Citing an “alarming escalation” in COVID-19 case counts across the Commonwealth, Gov. Tom Wolf ordered mitigation efforts that target bars and restaurants and reduce indoor gatherings down to a maximum of 25 people.

“During the past week, we have seen an unsettling climb in new COVID-19 cases throughout Pennsylvania,” Wolf said on Wednesday afternoon, suggesting a “new surge is in the offing.”

“We need to act again,” he added. With more knowledge, he said, the state “can act in a more focused manner.”

So Wolf said he would sign an order on Wednesday implementing the following mitigation strategies: Restaurants must reduce indoor capacity to 25 percent, on-premises alcohol consumption is limited to meals only, telework must be implemented wherever possible and the limit on indoor gatherings has been reduced to just 25 people.

Any establishment that serves alcohol — but does not also serve food — will be required to close.

Health Secretary Dr. Rachel Levine said this would not apply to religious institutions.

He explained that there are “three catalysts” driving the current case increases: People not practicing social distancing and mask wearing in bars and restaurants, out-of-state travel and a lack of national coordination.

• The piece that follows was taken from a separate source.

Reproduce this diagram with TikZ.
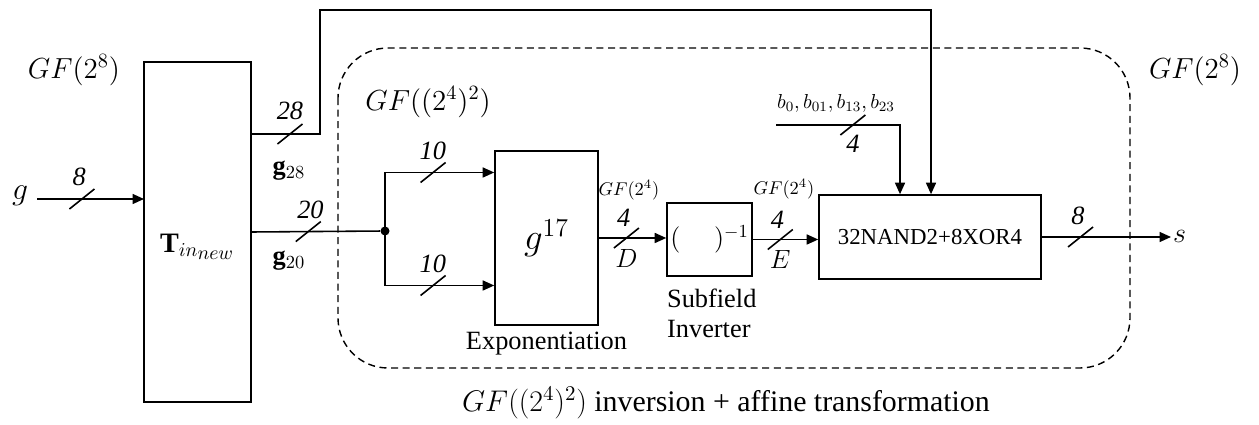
\documentclass[tikz,border=0pt]{standalone}
\usepackage{fix-cm}
\usepackage{amsmath}
\usepackage{fontspec}
\setmainfont{Liberation Serif}
\usetikzlibrary{arrows.meta,positioning,calc}
\tikzset{
  >={Triangle[length=2.3mm,width=2mm]},
  blockbox/.style={draw,line width=.9pt,inner sep=0pt},
  flow/.style={->,line width=.9pt},
  wire/.style={line width=.9pt},
  region/.style={dashed,dash pattern=on 4pt off 2.6pt,line width=.8pt,rounded corners=1cm},
  dot/.style={circle,fill,inner sep=0pt,minimum size=1.8mm},
  txt/.style={font=\fontsize{15}{17}\selectfont,inner sep=1pt},
  fieldlab/.style={font=\fontsize{16.5}{19}\selectfont,inner sep=1pt},
  small/.style={font=\fontsize{10.5}{12}\selectfont,inner sep=1pt},
  buslab/.style={font=\fontsize{15}{17}\selectfont\itshape,inner sep=1pt},
}

\begin{document}
\begin{tikzpicture}[x=1cm,y=1cm]
  \useasboundingbox (0,0) rectangle (25.18,-8.5);
  \draw[region] (6.76,-0.96) rectangle (22.6,-7.36);

  % blocks
  \node[blockbox,minimum width=2.14cm,minimum height=6.8cm] (tin) at (3.95,-4.64) {};
  \node[txt,font=\fontsize{16}{18}\selectfont] at ($(tin)+(0,-.3)$)
    {$\mathbf{T}_{in_{\scriptstyle new}}$};
  \node[blockbox,minimum width=2.06cm,minimum height=3.48cm,
    font=\fontsize{21}{24}\selectfont] (expo) at (10.93,-4.76) {$g^{17}$};
  \node[blockbox,minimum width=1.7cm,minimum height=1.46cm,txt] (inv) at (14.19,-4.79)
    {$(\quad\;)^{-1}$};
  \node[blockbox,minimum width=4.44cm,minimum height=1.68cm,
    font=\fontsize{13}{15}\selectfont] (gates) at (18.6,-4.74) {32NAND2+8XOR4};

  \node[txt,below=.08cm of expo] {Exponentiation};
  \node[txt,align=left,anchor=north west] at (13.3,-5.74) {Subfield\\Inverter};

  % inputs and outputs
  \node[font=\fontsize{18}{20}\selectfont,inner sep=1pt] (gin) at (.4,-3.92) {$g$};
  \node[anchor=west,font=\fontsize{16}{18}\selectfont,inner sep=1pt] (sout) at (23.42,-4.72) {$s$};
  \node[dot] (split) at (7.7,-4.62) {};
  \coordinate (bin) at (15.52,-2.5);

  \draw[flow] (.74,-3.98) -- coordinate[pos=.42] (w8) (2.88,-3.98);
  \draw[flow] ([yshift=1.96cm]tin.east) -- coordinate[pos=.56] (w28) (6.4,-2.68)
    -- (6.4,-.2) -| ([xshift=.02cm]gates.north);
  \draw[wire] (tin.east) -- coordinate[pos=.44] (w20) (split);
  \draw[flow] (split.center) |- coordinate[pos=.72] (wup) ([yshift=1.31cm]expo.west);
  \draw[flow] (split.center) |- coordinate[pos=.72] (wlow) ([yshift=-.95cm]expo.west);
  \draw[flow] (expo.east) -- coordinate[pos=.41] (wd) (expo.east -| inv.west);
  \draw[flow] (inv.east) -- coordinate[pos=.42] (we) (inv.east -| gates.west);
  \draw[flow] (gates.east) -- coordinate[pos=.3] (wout) (gates.east -| sout.west);
  \draw[flow] (bin) -| coordinate[pos=.31] (wb) ([xshift=-.6cm]gates.north);

  % bus width marks
  \foreach \w in {w8,w28,w20,wup,wlow,wd,we,wout,wb}
    \draw[wire] (\w) ++(-.25,-.2) -- ++(.5,.4);

  \node[buslab,above left=.22cm and -.12cm of w8] {8};
  \node[buslab,above=.24cm of w28] {28};
  \node[buslab,above left=.22cm and -.35cm of w20] {20};
  \node[buslab,above left=.22cm and -.3cm of wup] {10};
  \node[buslab,above left=.22cm and -.3cm of wlow] {10};
  \node[buslab,above left=.18cm and -.12cm of wd] {4};
  \node[buslab,above left=.18cm and -.12cm of we] {4};
  \node[buslab,above left=.2cm and -.12cm of wout] {8};
  \node[buslab,below=.17cm of wb] {4};
  \node[txt,below=.18cm of wd] {$D$};
  \node[txt,below=.18cm of we] {$E$};
  \node[txt] at (5.78,-3.42) {$\mathbf{g}_{28}$};
  \node[txt] at (5.78,-5.22) {$\mathbf{g}_{20}$};
  \node[font=\fontsize{11.5}{13}\selectfont,inner sep=1pt] at (16.72,-2.06)
    {$b_0, b_{01}, b_{13}, b_{23}$};

  % field labels
  \node[small] at (12.58,-3.8) {$GF(2^4)$};
  \node[small] at (15.68,-3.78) {$GF(2^4)$};
  \node[fieldlab] at (1.48,-1.4) {$GF(2^8)$};
  \node[fieldlab] at (23.9,-1.4) {$GF(2^8)$};
  \node[fieldlab] at (8.56,-2.04) {$GF((2^4)^2)$};
  \node[font=\fontsize{17}{19}\selectfont,inner sep=1pt] at (14.52,-8.06)
    {$GF((2^4)^2)$ inversion + affine transformation};
\end{tikzpicture}
\end{document}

The lack of national coordination, he said, “has resulted in states in the south and southwest not committing to the things they should have done. This virus does not respect state boundaries. We are paying the price in different ways for what states in other places have done.

“We did everything we should have done,” Wolf said, articulating that he has used information gathered since the start of the pandemic to craft these mitigation efforts.

“This is the virus speaking,” he said.

Levine announced 994 new cases, bringing the state-wide total to over $97,000.

She specifically highlighted increases observed in the 19-24 and 25-49 age groups.

“By acting now and making these specific and targeted mitigation efforts… we can get ahead of the curve,” Levine said, so the “economy will survive while still saving lives.”